225. In a polyedral angle it is observed, that the figure is open and unlimited in the direction opposite to the summit (216); it follows, therefore, that with only one polyedral angle, of how many planes soever it be composed, no portion of space can be entirely enclosed. In order then to form a polyedral body, it will be necessary to have more than one polyedral angle.

The simplest polyedral angle we have seen (fig. 124 ) Fig.124. is one of three faces (216). If these three planes were cut by a fourth, a certain portion of space would be enclosed; and if the contiguous sides of the plane faces, forming a triedral angle, are equal, the sides opposite to the common vertex S in these triangles, as AB, BC, and CA, will be in the same plane (197); the plane triangle ABC may therefore be considered as one face of the polyedron SABC. Without this last plane ABC, we had but one polyedral angle, that whose vertex is at S; we have now four polyedral angles; the summits of which are S, A, B and C. Each of these is a triedral angle, the most simple of polyedral angles; and each of the four faces is a triangle, the simplest of rectilinear figures. It seems quite evident, therefore, that if merely these circumstances are considered, this is the simplest of polyedral bodies. It is called a tetraedron, a body having four faces.

226. We consider this body as contained by the three triangles ASB, BSC, CSA, (having a common vertex in S,) and the triangle ABC; which last we will call the base of the polyedron.

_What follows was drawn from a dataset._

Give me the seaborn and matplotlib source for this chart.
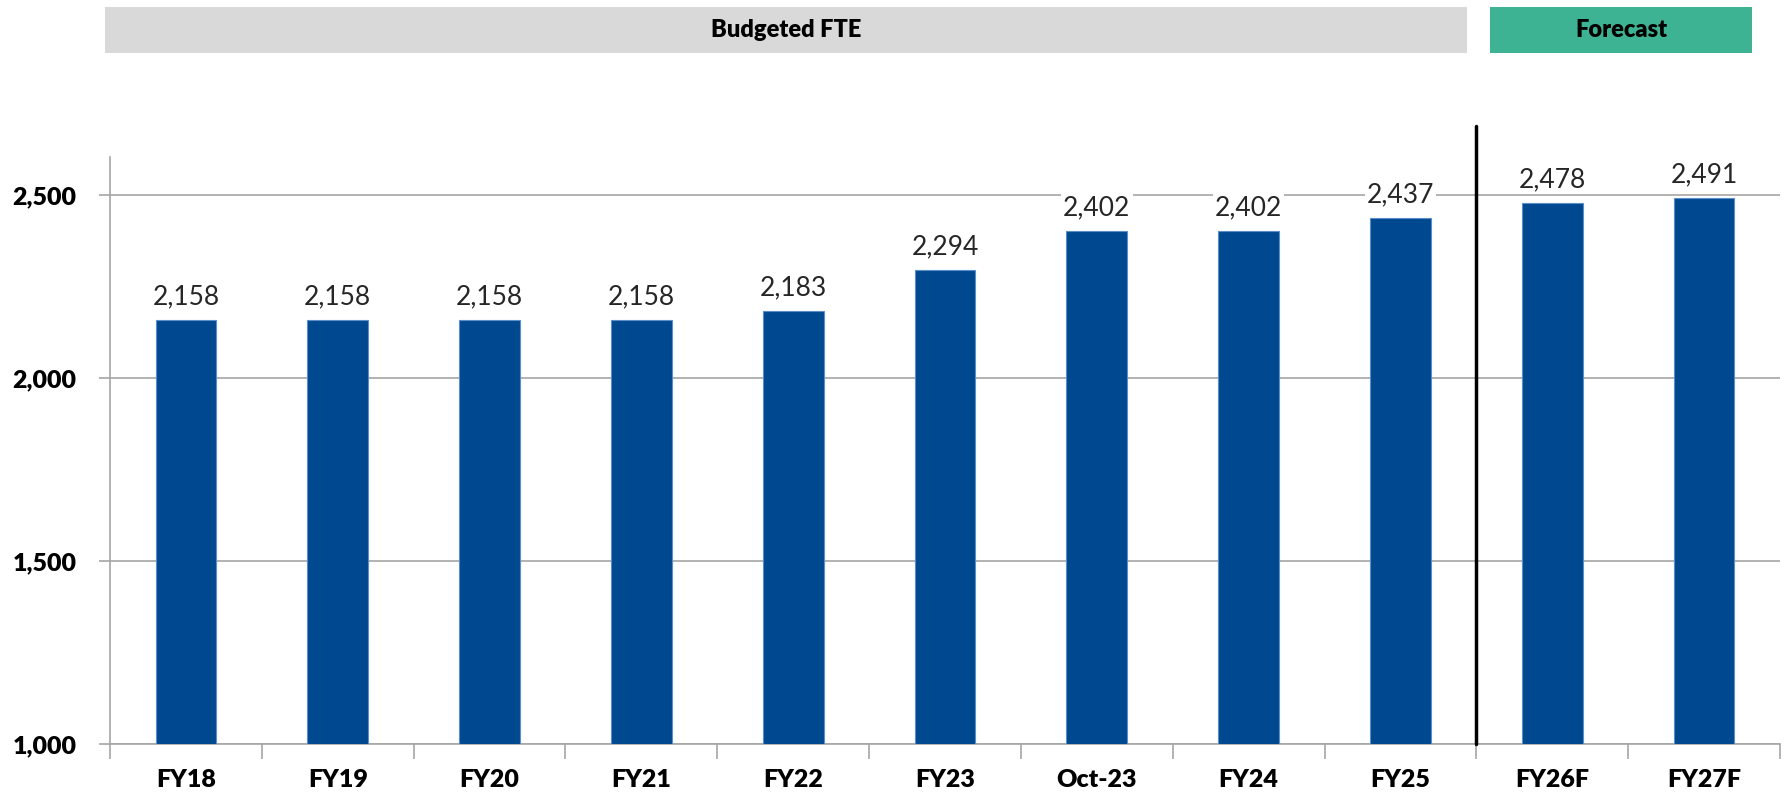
import numpy as np
import pandas as pd
import seaborn as sns
import matplotlib.pyplot as plt
from matplotlib.patches import Rectangle
from matplotlib.ticker import FuncFormatter, FixedLocator

# chart data
categories = ["FY18", "FY19", "FY20", "FY21", "FY22", "FY23", "Oct-23",
              "FY24", "FY25", "FY26F", "FY27F"]
fte_values = [2158, 2158, 2158, 2158, 2183, 2294, 2402, 2402, 2437, 2478, 2491]
header_labels = ["Budgeted FTE", "Forecast"]

BAR_COLOR = "#004990"
GRID_COLOR = "#A6A6A6"
HEADER_GREY = "#D9D9D9"
HEADER_GREEN = "#3EB393"

sns.set_theme(style="white")
plt.rcParams["font.family"] = ["Lato", "DejaVu Sans"]

df = pd.DataFrame({"period": categories, "fte": fte_values})

fig = plt.figure(figsize=(17.84, 7.99), dpi=100)
ax = fig.add_axes([110 / 1784, 55 / 799, 1670 / 1784, 587 / 799])

sns.barplot(data=df, x="period", y="fte", color=BAR_COLOR, width=0.4,
            saturation=1, edgecolor="#5B8DC9", linewidth=0.8, ax=ax, zorder=3)

ax.set_ylim(1000, 2604)
ax.set_xlim(-0.5, len(categories) - 0.5)
ax.set_yticks([1000, 1500, 2000, 2500])
ax.yaxis.set_major_formatter(FuncFormatter(lambda v, p: f"{int(v):,}"))
ax.grid(axis="y", color=GRID_COLOR, linewidth=1.2, zorder=0)
ax.set_axisbelow(True)
ax.set_xlabel("")
ax.set_ylabel("")

for side in ["top", "right"]:
    ax.spines[side].set_visible(False)
for side in ["left", "bottom"]:
    ax.spines[side].set_color(GRID_COLOR)
    ax.spines[side].set_linewidth(1.2)

# category boundary ticks on x axis
ax.xaxis.set_minor_locator(FixedLocator(np.arange(-0.5, len(categories), 1.0)))
ax.tick_params(axis="x", which="major", length=0, pad=18)
ax.tick_params(axis="x", which="minor", length=11, width=1.2, color=GRID_COLOR,
               direction="out", bottom=True)
ax.tick_params(axis="y", length=8, width=1.2, color=GRID_COLOR, direction="out",
               left=True, pad=16)
for lbl in ax.get_xticklabels() + ax.get_yticklabels():
    lbl.set_fontweight("heavy")
    lbl.set_fontsize(18)
    lbl.set_color("black")

# value labels
ax.bar_label(ax.containers[0], labels=[f"{v:,}" for v in fte_values],
             padding=8, fontsize=19,
             bbox=dict(facecolor="white", edgecolor="none", pad=1.5), zorder=4)

# separator between actual and forecast
ax.axvline(8.5, ymin=0, ymax=1.052, color="black", linewidth=2.5,
           clip_on=False, zorder=5)

# header boxes
header_boxes = [(105, 1467, HEADER_GREY), (1490, 1752, HEADER_GREEN)]
for (x0, x1, col), text in zip(header_boxes, header_labels):
    fig.patches.append(Rectangle((x0 / 1784, 1 - 53 / 799), (x1 - x0) / 1784,
                                 46 / 799, transform=fig.transFigure,
                                 facecolor=col, edgecolor="none"))
    fig.text((x0 + x1) / 2 / 1784, 1 - 30 / 799, text, ha="center",
             va="center", fontsize=17, fontweight="heavy", color="black")

fig.savefig("out.png", dpi=100)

If we had four triangles, having the vertices in S (fig. 125) and their bases in the same plane ABCD, the body Fig.125. contained by these five planes we should call a pentaedron, and in general, a body contained by six plane faces is called a hexaedron; of eight, an octaedron, &c. But all bodies of which one of the faces is a polygon, and all the others triangles having their summit in the same point, are called pyramids. The body SABCDE (fig. 126) is Fig.126.